A mídia de Berlim, por exemplo, vem relatando sobre alguns eventos no cinema do prédio – em um deles, foi exibido um filme sobre o Holocausto que retrata cidadãos ucranianos como nazistas. Segundo Robin Wagener, parlamentar do Partido Verde, é possível comprar no prédio sabonetes infantis no formato de tanques de guerra. “É hora de reconhecermos que não se trata de um trabalho cultural, mas de propaganda dentro da Alemanha sobre a guerra russa contra a Ucrânia”, critica o deputado.

Por essa e outras, Wagener quer discutir um detalhe particularmente bizarro: a propriedade localizada na rua Friedrichstrasse pertence ao governo alemão, e a gestão do edifício é da agência federal estatal russa Rossotrudnichestvo, oficialmente voltada para assuntos da comunidade de Estados independentes, compatriotas residentes no exterior e cooperação humanitária internacional.

A entidade, que tem como objetivo principal promover a difusão do idioma russo no exterior, está atualmente representada em 62 países em todo o mundo, com 73 organizações semelhantes à de Berlim. A agência está na lista de sanções da UE desde 2022, após a invasão russa na Ucrânia. Na época, a UE justificou a medida afirmando que o objetivo da agência é “consolidar uma percepção pública mais ampla sobre os territórios ucranianos ocupados” pela Rússia. O chefe e o vice-chefe da agência também expressaram claramente seu apoio à guerra de agressão russa contra a Ucrânia.

Dinheiro alemão para propaganda russa?

Entretanto, o Estado alemão deve ao fisco 70 mil euros (R$ 450,4 mil) referentes ao imposto predial de 2024 do imóvel. Isso devido a um acordo de longa data entre a Alemanha e a Rússia, em que é reconhecida a importância do trabalho cultural da entidade.
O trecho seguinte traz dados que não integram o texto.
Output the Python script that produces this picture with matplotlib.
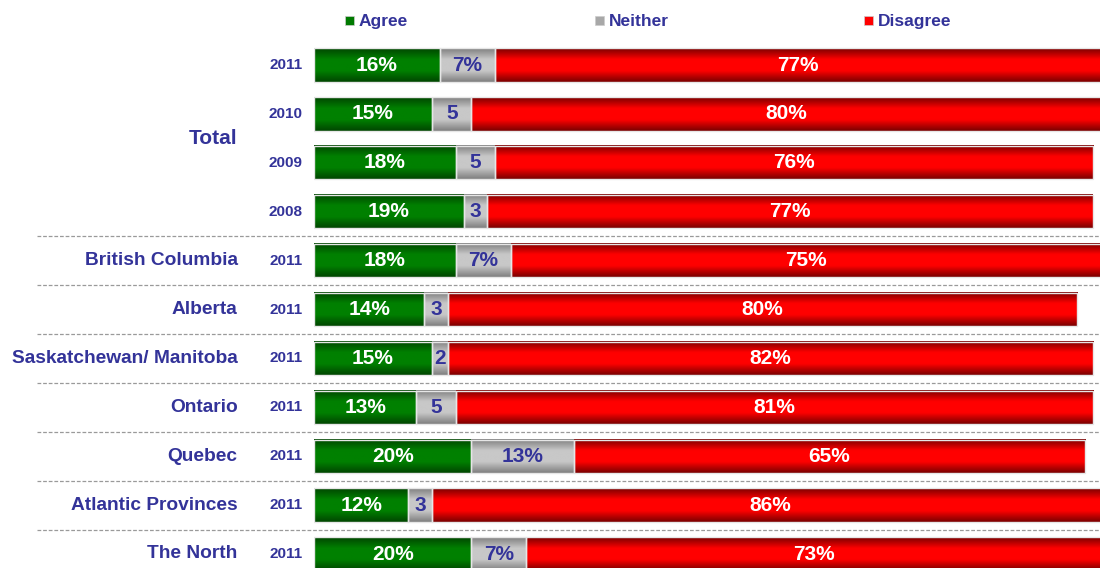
import numpy as np
import matplotlib
matplotlib.use("Agg")
import matplotlib.pyplot as plt
from matplotlib.colors import LinearSegmentedColormap
from matplotlib.patches import Rectangle

plt.rcParams['font.family'] = ['Liberation Sans', 'DejaVu Sans']
plt.rcParams['font.weight'] = 'bold'

#%% data
years = ["2011", "2010", "2009", "2008", "2011", "2011", "2011", "2011", "2011", "2011", "2011"]
groups = ["Total", "British Columbia", "Alberta", "Saskatchewan/ Manitoba", "Ontario",
          "Quebec", "Atlantic Provinces", "The North"]
group_rows = [1.5, 4, 5, 6, 7, 8, 9, 10]
agree = [16, 15, 18, 19, 18, 14, 15, 13, 20, 12, 20]
neither = [7, 5, 5, 3, 7, 3, 2, 5, 13, 3, 7]
disagree = [77, 80, 76, 77, 75, 80, 82, 81, 65, 86, 73]
agree_lbl = ["16%", "15%", "18%", "19%", "18%", "14%", "15%", "13%", "20%", "12%", "20%"]
neither_lbl = ["7%", "5", "5", "3", "7%", "3", "2", "5", "13%", "3", "7%"]
disagree_lbl = ["77%", "80%", "76%", "77%", "75%", "80%", "82%", "81%", "65%", "86%", "73%"]
separators = [3.5, 4.5, 5.5, 6.5, 7.5, 8.5, 9.5]

navy = '#333399'
# edge / centre colours for the glossy look
grad = {
    'Agree': ('#004600', '#008000', '#007a00'),
    'Neither': ('#7f7f7f', '#c8c8c8', '#9c9c9c'),
    'Disagree': ('#7a0000', '#ff0000', '#e00000'),
}

#%% plot
fig = plt.figure(figsize=(11, 5.68), dpi=100)
ax = fig.add_axes([314 / 1100, 0, 787 / 1100, 1])
step = 48.9
ax.axis('off')

y = np.arange(len(years))
left = np.zeros(len(years))
series = [('Agree', agree, agree_lbl, 'white'),
          ('Neither', neither, neither_lbl, navy),
          ('Disagree', disagree, disagree_lbl, 'white')]

for name, vals, lbls, tcol in series:
    edge, centre, solid = grad[name]
    cmap = LinearSegmentedColormap.from_list(name, [edge, centre, centre, edge])
    bars = ax.barh(y, vals, left=left, height=0.68, color=solid, edgecolor='none', zorder=2)
    g = np.linspace(0, 1, 64).reshape(-1, 1)
    for b in bars:
        x0, y0, w, h = b.get_x(), b.get_y(), b.get_width(), b.get_height()
        ax.imshow(g, cmap=cmap, aspect='auto', interpolation='bicubic',
                  extent=(x0, x0 + w, y0 + h, y0), zorder=2.5)
        ax.add_patch(Rectangle((x0, y0), w, h, fill=False, edgecolor='#e6e6e6',
                               linewidth=1.0, zorder=3))
    for yi, l, v, t in zip(y, left, vals, lbls):
        ax.text(l + v / 2, yi, t, ha='center', va='center', color=tcol,
                fontsize=15, fontweight='bold', zorder=4)
    left = left + np.array(vals)

ax.set_xlim(0, 100)
ax.set_ylim(10 + (568 - 554) / step, -65 / step)

# year labels
for yi, yr in zip(y, years):
    ax.text(-1.5, yi, yr, ha='right', va='center', color=navy, fontsize=11,
            fontweight='bold', clip_on=False)

# group labels
for gy, gname in zip(group_rows, groups):
    ax.text(-9.7, gy, gname, ha='right', va='center', color=navy,
            fontsize=15 if gname == 'Total' else 13.8, fontweight='bold', clip_on=False)

# dashed separators
for s in separators:
    ax.plot([-35.2, 100], [s, s], color='#9a9a9a', linestyle=(0, (3, 1.5)),
            linewidth=0.9, clip_on=False, zorder=1)

# legend
leg = [('Agree', 349, '#007a00'), ('Neither', 599, '#a8a8a8'), ('Disagree', 868, '#ff0000')]
for name, px, col in leg:
    fig.add_artist(Rectangle(((px - 4.5) / 1100, 1 - 25 / 568), 9 / 1100, 9 / 568,
                             transform=fig.transFigure, facecolor=col,
                             edgecolor='#cccccc', linewidth=0.5))
    fig.text((px + 10) / 1100, 1 - 26 / 568, name, ha='left', va='baseline',
             color=navy, fontsize=12.5, fontweight='bold')

fig.savefig('out.png', dpi=100)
Wagener quer garantir que essa quantia seja cortada nas próximas negociações orçamentárias.

Ele já teve essa ideia há um ano, mas a disputa interna na então coalizão de governo da gestão do chanceler federal Olaf Scholz, entre social-democratas, verdes e liberais, fez com que as negociações sobre o orçamento estatal alemão não pudessem ser finalizadas. O motivo de Wagener para o possível cancelamento é que o objetivo original do centro, ou seja, promover o intercâmbio cultural mútuo, há muito tempo foi esquecido. “A Rússia continua a causar tensão, e isso está exacerbando a situação. A base para esses acordos culturais recíprocos era promover o intercâmbio cultural e científico mútuo”, afirma o legislador.

Wagener encaminhou um questionamento formal ao governo alemão sobre esse assunto. A resposta afirma: “Com relação ao prédio localizado na propriedade, pertencente à Federação Russa, a República Federal da Alemanha paga o imposto predial para a Federação Russa, com base em sua obrigação legal nos termos do acordo bilateral alemão-russo de 2013 sobre questões de propriedade relacionadas a institutos culturais”. Quer dizer, devido a um acordo que foi concluído antes da ocupação russa da Crimeia.

Temor que Moscou feche o Instituto Goethe

É mais do que incerto se os fundos serão bloqueados. O Ministério das Relações Exteriores da Alemanha declarou repetidamente que os funcionários do instituto têm status diplomático na Alemanha. E não chega a ser segredo algum que o governo alemão esteja evitando um conflito aberto sobre a Casa Russa, por temer que o governo russo possa reagir fechando o Instituto Goethe em Moscou.

Wagener, no entanto, quer continuar a fazer campanha pelo fechamento. “Acredito que essa casa russa não tem futuro como mediadora cultural. Quem quiser se envolver seriamente com a cultura russa – o que acho muito louvável – pode recorrer a pontos de encontro da sociedade civil, dos quais participam inclusive perseguidos pela Rússia que vivem conosco na Alemanha, porque não podem mais viver sua cultura livremente na Rússia”.

No entanto, a “Casa Russa” provavelmente poderá continuar organizando seus eventos por enquanto. No coração de Berlim, em uma das ruas mais famosas da capital alemã.